Although ganglion cysts are harmless and usually disappear without any treatment, it is a good idea to have it checked by your doctor, just to rule out any other conditions that may produce similar lumps.
Your doctor will ask questions about your general health and lifestyle, and questions relating to your symptoms. You will be asked about the circumstances surrounding the appearance of the bump, any changes you may have noticed, and whether you feel any pain and if so whether that pain is better or worse with movement of the joint.
The bump will be physically assessed, possibly pressed and the joint gently manipulated to see if that causes discomfort. Light might be shone through the lump to see if it is filled with fluid, a procedure called transillumination. Sometimes a needle will be used to aspirate, or withdraw, some of the fluid for evaluation. If the diagnosis is not clear, an x-ray might be needed to rule out other conditions. Ultrasound might be used to determine if the bump is fluid-filled or solid or perhaps caused by a blood vessel. Ultrasound and MRI (magnetic resonance imaging) are useful tools to see occult cysts, if they are suspected.
As most ganglion cysts gradually go away by themselves, conservative treatment is usually followed. Often your doctor will advise you to observe the cyst and return for treatment if your symptoms become worse or you are losing function of the joint.

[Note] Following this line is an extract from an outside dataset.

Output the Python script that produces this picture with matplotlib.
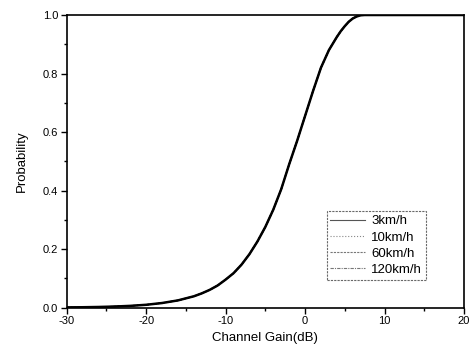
import matplotlib
matplotlib.use("Agg")
import matplotlib.pyplot as plt
from matplotlib.lines import Line2D
from matplotlib.ticker import MultipleLocator, FormatStrFormatter

plt.rcParams['font.family'] = ['Liberation Sans', 'DejaVu Sans']
plt.rcParams['axes.unicode_minus'] = False

gain_db = [-30, -28, -26, -24, -22, -20, -18, -16, -14, -13, -12, -11, -10, -9, -8,
           -7, -6, -5, -4, -3, -2, -1, 0, 1, 2, 3, 4, 4.5, 5, 5.5, 6, 6.5, 7, 7.5, 8,
           10, 15, 20]
prob_3 = [0.001, 0.0016, 0.0025, 0.004, 0.0063, 0.010, 0.016, 0.025, 0.039, 0.049,
          0.061, 0.076, 0.096, 0.118, 0.147, 0.183, 0.226, 0.276, 0.335, 0.405, 0.49,
          0.57, 0.655, 0.74, 0.82, 0.88, 0.925, 0.945, 0.962, 0.977, 0.988, 0.995,
          0.999, 1.0, 1.0, 1.0, 1.0, 1.0]
prob_10 = list(prob_3)
prob_60 = list(prob_3)
prob_120 = list(prob_3)
labels = ["3km/h", "10km/h", "60km/h", "120km/h"]

fig = plt.figure(figsize=(4.72, 3.53), dpi=100)
ax = fig.add_axes([0.1413, 0.1283, 0.8417, 0.8292])

ax.plot(gain_db, prob_3, color='black', lw=1.8, solid_capstyle='round', solid_joinstyle='round')
ax.plot(gain_db, prob_10, color='black', lw=1.0, ls=':')
ax.plot(gain_db, prob_60, color='black', lw=1.0, ls=(0, (2, 1)))
ax.plot(gain_db, prob_120, color='black', lw=1.0, ls='-.')

ax.set_xlim(-30, 20)
ax.set_ylim(0, 1.0)
ax.xaxis.set_major_locator(MultipleLocator(10))
ax.xaxis.set_minor_locator(MultipleLocator(5))
ax.yaxis.set_major_locator(MultipleLocator(0.2))
ax.yaxis.set_minor_locator(MultipleLocator(0.1))
ax.yaxis.set_major_formatter(FormatStrFormatter('%.1f'))
ax.tick_params(which='major', direction='out', length=4, width=1, labelsize=8, pad=2)
ax.tick_params(which='minor', direction='out', length=2.5, width=1)
for s in ax.spines.values():
    s.set_linewidth(1.2)

ax.set_xlabel("Channel Gain(dB)", fontsize=9.5, labelpad=4)
ax.set_ylabel("Probability", fontsize=9.5, labelpad=11)

handles = [Line2D([], [], color='#555555', lw=0.8, ls='-'),
           Line2D([], [], color='#888888', lw=0.8, ls=':'),
           Line2D([], [], color='#777777', lw=0.8, ls=(0, (2, 1))),
           Line2D([], [], color='#777777', lw=0.8, ls=(0, (3, 1, 1, 1)))]
leg = ax.legend(handles, labels, loc='lower right', bbox_to_anchor=(0.905, 0.095),
                fontsize=9.5, frameon=True, fancybox=False, handlelength=2.6,
                handletextpad=0.5, labelspacing=0.3, borderpad=0.3,
                borderaxespad=0)
leg.get_frame().set_edgecolor('#444444')
leg.get_frame().set_linewidth(0.8)
leg.get_frame().set_linestyle((0, (2, 1)))

fig.savefig("out.png", dpi=100)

Do not be tempted to hit the bump with a heavy book as this can cause injury to the hand.
Do not ‘pop’ the bump as this can lead to infection.
Aspiration of the cyst is a common treatment. A numbing agent is injected near the site of the cyst, and then a needle is used to drain fluid. This procedure reduces the size of the cyst and relieves any painful symptoms. However, because aspiration leaves the shell and stalk of the cyst intact, it often refills at a later time. Also, if the synovial fluid has become very gelatinous, it is sometimes difficult to withdraw it through a needle. After aspiration an injection of an anti-inflammatory steroid is administered into the joint, and then a splint applied.
- Over the counter medications can provide relief from pain until the cyst shrinks. NSAIDs such as ibuprofen (Advil), aspirin or naproxen (Aleve), or acetaminophen (Tylenol) will reduce pain and inflammation.
- Avoid movements that make the pain worse.
- Using a splint temporarily will immobilize the joint and allow fluid to drain from the cyst, which will reduce pressure on the nerves and so decrease pain. However, it is not a good idea for the joint to remain immobile for too long.
Surgery is sometimes needed if the cyst continues to be problematic, causing a lot of pain, numbness or tingling or preventing normal function of the hand. Surgery removes the cyst, along with a piece of the joint capsule or tendon sheath. It is the most effective treatment for a ganglion cyst, but does not guarantee that the cyst will not return. After surgery a splint is applied for 7-10 days, after which time movement of the joint is encouraged.
What to look for in a splint:
The best splint for you will depend on the position of your cyst, but it will need to be comfortable and supportive enough to prevent movement of the joint.
Because the exact cause of a ganglion cyst is not known, it is not possible to effectively prevent their occurrence.